Using helicopter spraying of toxic chemicals that kill insects, plants and fish and suppress diversity is only one part of a bigger, and much more threatening picture. To be realistic, the leverage of these multinational corporations, the kinds of influence they can bring to bear on politicians and the public service, can be overwhelming.

Individuals in the public service who oppose the industry program need clear and significant expression of public opposition to the corporate agenda to help them resist corporate pressure.

The widest public support might be gained by relating sustainable, diverse woodlands to the quality of life we want for ourselves, and the opportunities we want for our children.

Diverse, sustainably-managed woodlands can provide employment, fuel, timber for sale, building materials, a habitat for wildlife and birds, and a place of peace, relaxation, and recreation indefinitely into the future.

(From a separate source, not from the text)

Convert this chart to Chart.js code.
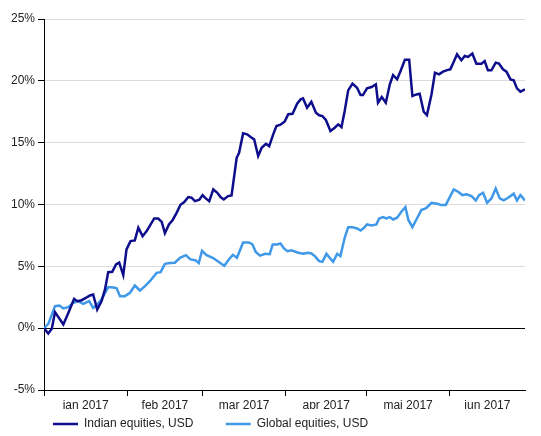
<!DOCTYPE html>
<html lang="no">
<head>
<meta charset="UTF-8" />
<title>Indian vs global equities, 2017</title>
<script src="https://cdn.jsdelivr.net/npm/chart.js"></script>
<style>
  html, body { margin: 0; padding: 0; background: #fff; }
  #wrap { width: 541px; height: 436px; }
</style>
</head>
<body>
<div id="wrap"><canvas id="chart"></canvas></div>
<script>
// x = days since 1 jan 2017, y = cumulative return in %
const indianDays = [0, 1.6, 2.9, 4.1, 7.2, 9.0, 11.2, 12.4, 14.0, 15.6, 17.1, 18.3, 19.8, 21.4, 22.7, 23.9, 25.4, 26.8, 28.0, 29.5,
  30.7, 32.2, 33.8, 35.1, 36.7, 38.2, 39.7, 41.0, 42.5, 43.8, 45.0, 46.5, 47.9, 49.3, 50.8, 52.2, 53.7, 54.9, 56.2, 57.8,
  59.0, 60.2, 61.5, 63.0, 64.5, 65.7, 66.9, 68.5, 69.8, 71.7, 72.6, 74.1, 75.6, 76.9, 78.2, 79.7, 81.0, 82.6, 83.8, 85.3,
  86.5, 88.0, 89.6, 90.9, 92.5, 94.2, 95.5, 96.4, 97.9, 99.5, 101.2, 102.4, 103.6, 104.9, 106.6, 108.2, 109.5, 110.7, 111.9, 113.2,
  114.8, 116.5, 117.8, 118.7, 120.2, 121.9, 123.5, 124.3, 125.7, 127.2, 128.7, 129.9, 131.4, 132.7, 134.3, 135.9, 137.1, 138.6, 139.8, 141.3,
  142.5, 144.2, 145.5, 147.0, 148.5, 150.0, 151.2, 152.5, 153.7, 155.3, 156.6, 157.8, 159.4, 160.9, 162.8, 164.0, 165.2, 166.5, 168.1, 169.3,
  170.8, 172.1, 173.6, 174.8, 176.0, 177.3, 179];
const indianValues = [0, -0.43, -0.05, 1.3, 0.3, 1.2, 2.37, 2.18, 2.26, 2.45, 2.64, 2.72, 1.5, 2.18, 3.13, 4.53, 4.56, 5.15, 5.3, 4.29,
  6.37, 7.04, 7.1, 8.12, 7.44, 7.85, 8.39, 8.87, 8.87, 8.6, 7.68, 8.39, 8.75, 9.3, 9.98, 10.2, 10.6, 10.55, 10.27, 10.38,
  10.76, 10.49, 10.27, 11.22, 10.95, 10.6, 10.41, 10.68, 10.73, 13.78, 14.18, 15.75, 15.67, 15.45, 15.27, 13.92, 14.59, 14.91, 14.72, 15.67,
  16.34, 16.45, 16.72, 17.3, 17.34, 18.15, 18.5, 18.58, 17.82, 18.31, 17.42, 17.21, 17.15, 16.83, 15.94, 16.21, 16.48, 16.26, 17.56, 19.23,
  19.77, 19.44, 18.85, 18.85, 19.39, 19.5, 19.72, 18.23, 18.69, 18.23, 19.72, 20.47, 20.12, 20.79, 21.7, 21.7, 18.77, 18.9, 18.96, 17.5,
  17.23, 18.9, 20.66, 20.52, 20.74, 20.87, 20.93, 21.55, 22.14, 21.66, 22.01, 21.93, 22.2, 21.39, 21.39, 21.6, 20.85, 20.85, 21.47, 21.39,
  20.93, 20.74, 20.12, 20.04, 19.39, 19.12, 19.31];

const globalDays = [0, 1.6, 4.1, 5.7, 7.2, 9.0, 10.9, 12.7, 14.6, 16.8, 18.3, 19.8, 21.4, 23.9, 25.8, 27.0, 28.3, 30.1, 32.0, 33.8,
  35.7, 37.6, 39.4, 41.9, 43.4, 45.0, 46.9, 48.7, 50.6, 52.8, 54.5, 56.3, 57.6, 58.8, 60.5, 62.8, 67.1, 69.0, 70.3, 71.8,
  74.1, 76.2, 77.5, 78.8, 80.4, 82.3, 84.0, 85.1, 86.7, 88.0, 89.3, 90.6, 92.1, 94.6, 96.4, 98.3, 99.5, 100.8, 102.4, 103.6,
  105.1, 107.6, 109.1, 110.3, 111.9, 113.2, 114.8, 116.5, 117.8, 119.0, 120.2, 121.9, 123.7, 124.7, 126.2, 127.4, 128.7, 129.9, 131.4, 133.0,
  134.5, 135.6, 137.1, 138.6, 140.4, 142.2, 144.2, 146.3, 147.9, 149.5, 151.0, 152.5, 154.1, 155.7, 157.2, 159.1, 160.7, 161.9, 163.4, 164.9,
  166.5, 168.1, 169.6, 171.1, 172.7, 174.8, 176.0, 177.3, 179];
const globalValues = [0, 0.35, 1.78, 1.83, 1.59, 1.7, 2.05, 2.18, 1.97, 2.18, 1.64, 1.91, 2.32, 3.32, 3.29, 3.24, 2.59, 2.59, 2.86, 3.45,
  3.05, 3.4, 3.8, 4.47, 4.53, 5.2, 5.26, 5.29, 5.69, 5.9, 5.56, 5.5, 5.27, 6.26, 5.91, 5.69, 5.05, 5.62, 5.93, 5.69,
  6.93, 6.93, 6.8, 6.17, 5.87, 6.02, 5.98, 6.77, 6.77, 6.85, 6.45, 6.23, 6.29, 6.1, 6.01, 6.1, 6.04, 5.83, 5.42, 5.37,
  6.01, 5.37, 6.01, 5.83, 7.31, 8.17, 8.17, 8.06, 7.9, 8.1, 8.39, 8.31, 8.39, 8.87, 8.98, 8.87, 8.98, 8.79, 8.93, 9.41,
  9.79, 8.75, 8.17, 8.79, 9.55, 9.7, 10.14, 10.06, 9.95, 9.95, 10.6, 11.22, 11.03, 10.76, 10.82, 10.68, 10.33, 10.76, 10.95, 10.14,
  10.49, 11.3, 10.49, 10.33, 10.55, 10.87, 10.33, 10.76, 10.33];

const monthStarts = [0, 31, 59, 90, 120, 151];
const monthMids = [15.5, 45, 74.5, 105, 135.5, 165];
const monthLabels = ['jan 2017', 'feb 2017', 'mar 2017', 'apr 2017', 'mai 2017', 'jun 2017'];
const yTicks = [-5, 0, 5, 10, 15, 20, 25];
const lastDay = 179;

const toPoints = (xs, ys) => xs.map((x, i) => ({ x: x, y: ys[i] }));

Chart.defaults.font.family = 'Arial, "Liberation Sans", sans-serif';
Chart.defaults.font.size = 12;
Chart.defaults.color = '#222';

new Chart(document.getElementById('chart'), {
  type: 'line',
  data: {
    datasets: [{
      label: 'Indian equities, USD',
      data: toPoints(indianDays, indianValues),
      borderColor: '#0e0e8c',
      backgroundColor: '#0e0e8c',
      borderWidth: 2.5,
      pointRadius: 0,
      tension: 0
    }, {
      label: 'Global equities, USD',
      data: toPoints(globalDays, globalValues),
      borderColor: '#3f98e8',
      backgroundColor: '#3f98e8',
      borderWidth: 2.5,
      pointRadius: 0,
      tension: 0
    }]
  },
  options: {
    responsive: true,
    maintainAspectRatio: false,
    animation: false,
    layout: { padding: { top: 19, right: 16, left: 11, bottom: 0 } },
    scales: {
      x: {
        type: 'linear',
        min: 0, max: lastDay,
        weight: 0,
        afterBuildTicks: s => { s.ticks = monthStarts.map(v => ({ value: v })); },
        ticks: { display: false },
        grid: { display: true, drawOnChartArea: false, drawTicks: true, tickLength: 6, tickColor: '#000' },
        border: { display: true, color: '#000' }
      },
      x2: {
        type: 'linear',
        position: 'bottom',
        min: 0, max: lastDay,
        weight: 1,
        afterBuildTicks: s => { s.ticks = monthMids.map(v => ({ value: v })); },
        afterFit: s => { s.height = 13; },
        ticks: { autoSkip: false, maxRotation: 0, padding: 2, callback: (v, i) => monthLabels[i] },
        grid: { display: false, drawTicks: false },
        border: { display: false }
      },
      y: {
        min: -5, max: 25,
        afterBuildTicks: s => { s.ticks = yTicks.map(v => ({ value: v })); },
        afterFit: s => { s.width = 33; },
        ticks: { padding: 3, callback: v => v + '%' },
        grid: {
          color: c => (c.tick && c.tick.value === 0 ? '#000' : '#dcdcdc'),
          tickColor: '#000',
          tickLength: 6
        },
        border: { display: true, color: '#000' }
      }
    },
    plugins: {
      tooltip: { enabled: false },
      legend: {
        position: 'bottom',
        align: 'start',
        fullSize: false,
        maxHeight: 27,
        labels: {
          usePointStyle: true,
          pointStyle: 'line',
          pointStyleWidth: 25,
          padding: 9,
          color: '#222',
          generateLabels: chart => {
            const items = Chart.defaults.plugins.legend.labels.generateLabels(chart);
            items.forEach((it, i) => { if (i < items.length - 1) it.text += '\u00a0'.repeat(7); });
            return items;
          }
        }
      }
    }
  }
});
</script>
</body>
</html>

There is at least one woodlot in Nova Scotia (Windhorse Farm) that's been doing all these things for well over 150 years, that still has the same amount of standing timber as it had when records were first kept. A tree farm provides only cheap fodder for the mills, leaving desolation behind.

People and their organizations stopped the spray in the eighties, and their influence on public awareness and government policy has persisted. But the corporate drive to minimize costs is also persistent. So for me the challenge in 2004 is to expand our goal, and make it our business to communicate all this to the general public and to our children in a meaningful way, so that 20 years from now, they'll have been able to move on to much more creative concerns.

Any suggestions or assistance will be gratefully considered. And thanks to all those who are working so hard-again-to bring this to public attention. Cheers.